Se pensarmos bem a história do conhecimento, vamos ver que tudo que se aprende,
tudo que é transmitido, é de alguém para alguém. Portanto, o autodidatismo não
existe – essa é uma palavra inútil.
Esse livrinho
de memória do Thomas Mann veio bem a calhar porque – como sabes – estou
encasquetado nos entremeios de criação da novela Chiara, tomei decisão (para
acabar de vez com a ‘novela’ termina não termina): vou completar o capítulo que
falta, vou botar o que tenho aqui tirado de um conto, e assim dou por
finalizado.
Tem outro
texto que queria incluir, te conto. Foi uma crônica que escrevi quando mãe
Mizica morreu. Chamei ‘Tudo que mamãe me ensinou’ e saiu numa revista
eletrônica chamada Confraria. Pois bem, a tal revista acabou e – como um dia
profetizei – o texto foi pro espaço sidéreo do mundo digital (o espaço
cibernético está mais cheio de almas penadas do que o
purgatório de Dante).

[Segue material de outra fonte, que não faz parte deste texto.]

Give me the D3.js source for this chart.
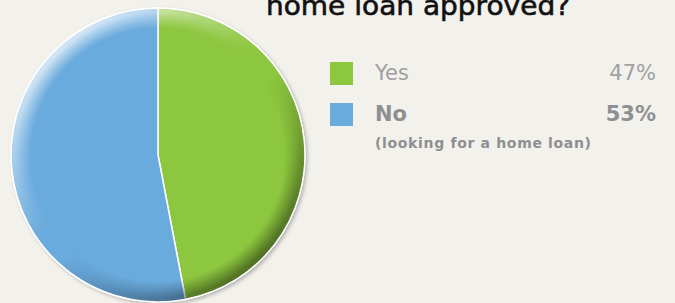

E nos meus arquivos não encontro mais nada. É uma pena,
porque o texto se encaixaria perfeitamente...
Um último
trabalho que essa novela me dará é encontrar um nome. Chiara não dá, já te
expliquei o porquê. Não quero botar Clara, nem Klara, nem algo similar porque
quero tirar da cabeça que não se trata de coisa biográfica – e não é mesmo! Fui
fazendo ficção das lembranças que me vinham, misturando tudo e vendo o
resultado da composição. Aliás, veja só como são as coisas, acabei de discutir
isso quando falei de Thomas Mann. Puxa!
Assim,
conversa puxa conversa, foi dessa maneira que o fantasma de Thomas Mann baixou
em Cachambi, Rio de Janeiro, para trazer luz ao quarto escuro da criação que
carrego comigo.
Rio de Janeiro, Cachambi, 07 de abril de 2013.